Rezende wondered if the company could also be held to account for that case, and decided to share his files with prosecutors, he told AFP.
“You can’t fix someone suffering torture by paying reparations. The suffering of the women whose sons and husbands went to the farm and never came back – there’s no reparation for that pain,” said the priest, now 70.
“But there could be a symbolic reparation. I think it’s necessary.”
Rezende’s hundreds of pages of testimony and other documents convinced prosecutors to launch a task force, which spent three years assembling evidence – boiled down to the dossier they will now present to VW.

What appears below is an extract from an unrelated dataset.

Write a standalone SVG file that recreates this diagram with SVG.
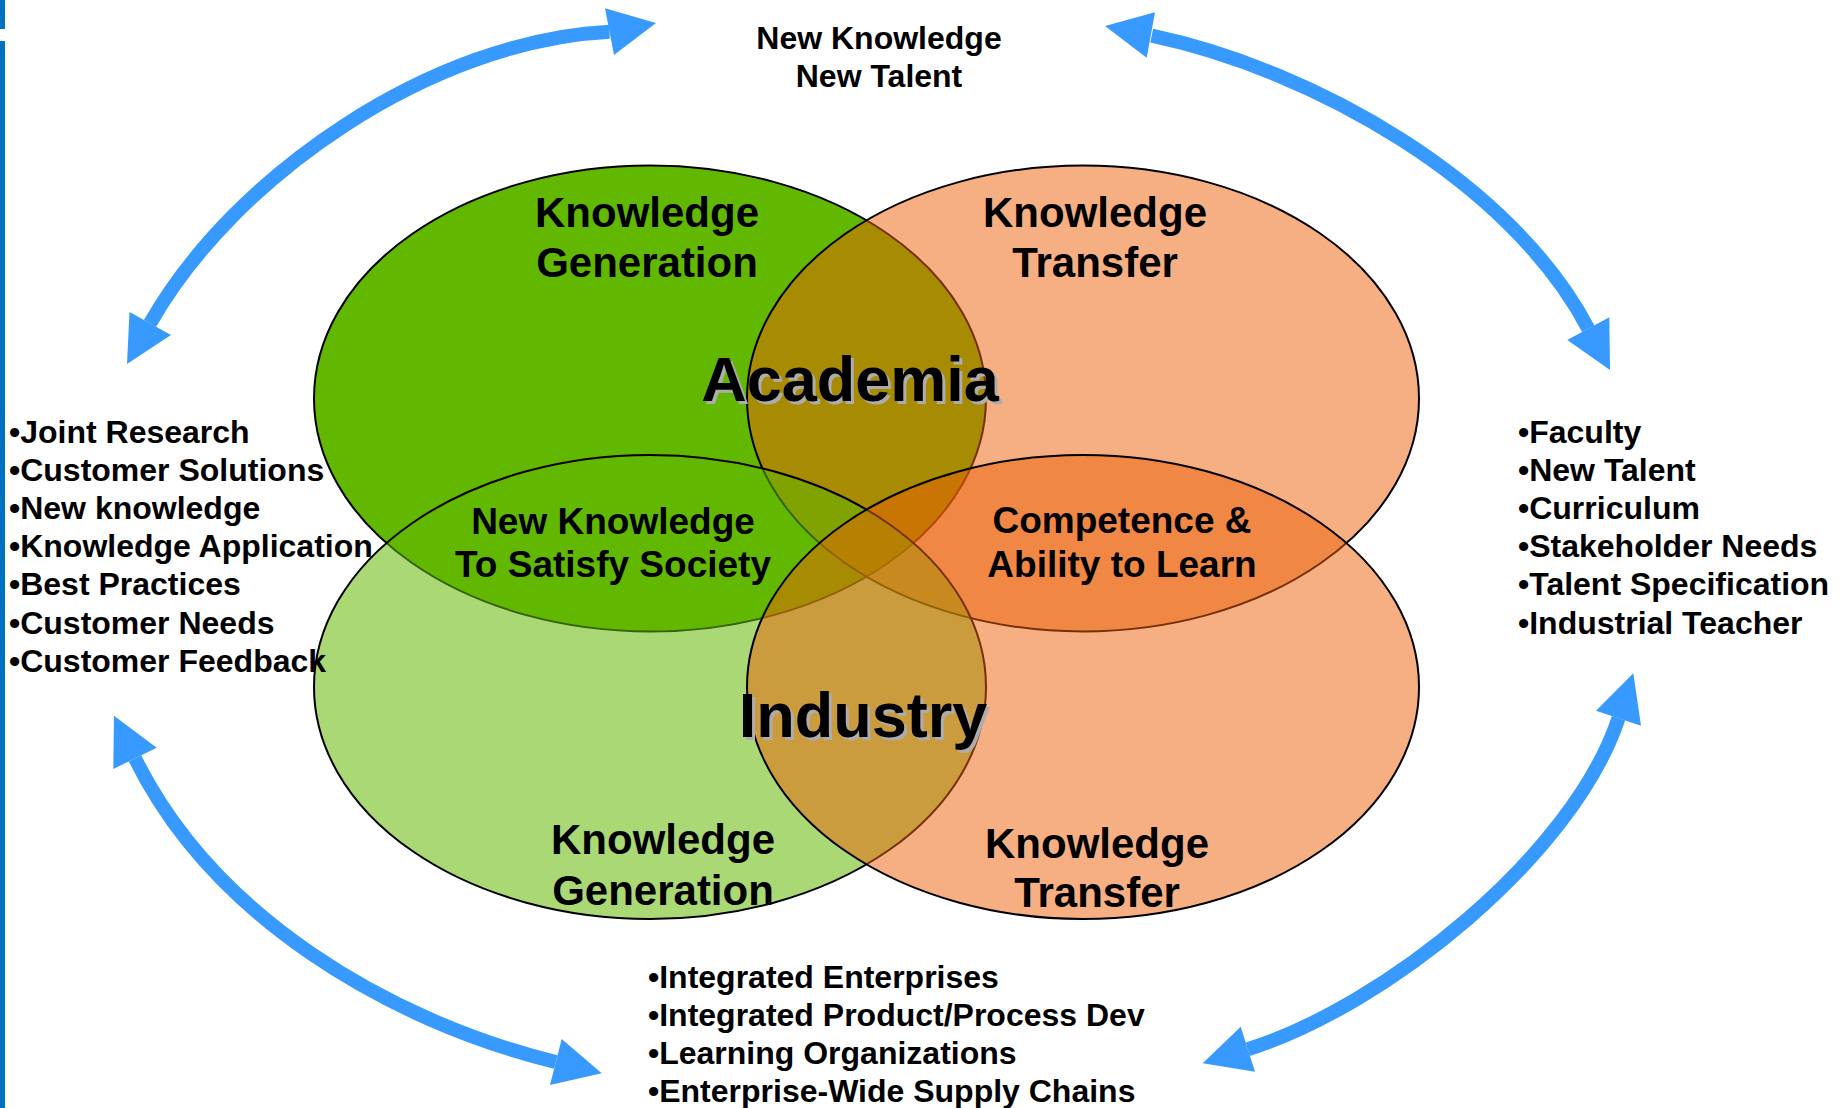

In it, victims tell investigators of being lured to the 70,000-hectare (173,000-acre) farm with false promises of lucrative jobs, then forced to cut down the jungle under grueling conditions for Volkswagen’s cattle ranch, which became the biggest in Para for a time.
Workers were kept in “debt-slavery” by being forced to buy food and supplies from the farm at exorbitant prices, prosecutors said.
Those who tried to escape were beaten, tied to trees and left for days by armed guards who kept violent watch over the workforce, they said.
In one case, three witnesses said gunmen kidnapped a worker’s wife and raped her as punishment after he tried to escape.
“There were extremely grave abuses,” said Rezende, who estimates hundreds and probably thousands of workers were essentially enslaved from 1974 to 1986.
VW in the jungle?
What was a German automaker doing raising cattle in the Brazilian Amazon in the first place?
The story is a window on how the military regime saw the Amazon, and helps explain why the world’s biggest rainforest is threatened today.
It was a time when Brazil was urgently pushing to develop the rainforest, which the regime saw as backwards, luring settlers with promised riches and the slogan: “Land without men for men without land.”
The government also lured companies. Volkswagen benefited from tax exemptions and negative-interest loans for cutting down the forest to develop a farm, not to mention close ties with the regime, Rezende said.
“On the one hand, Volkswagen loved the dictatorship. On the other, it was a highly profitable business,” he said.
“It could have 6,000 people working almost for free.”
Authorities say such practices were widespread in the Amazon region, even after the dictatorship.
Holding other companies to account would depend on gathering sufficient evidence, Garcia said.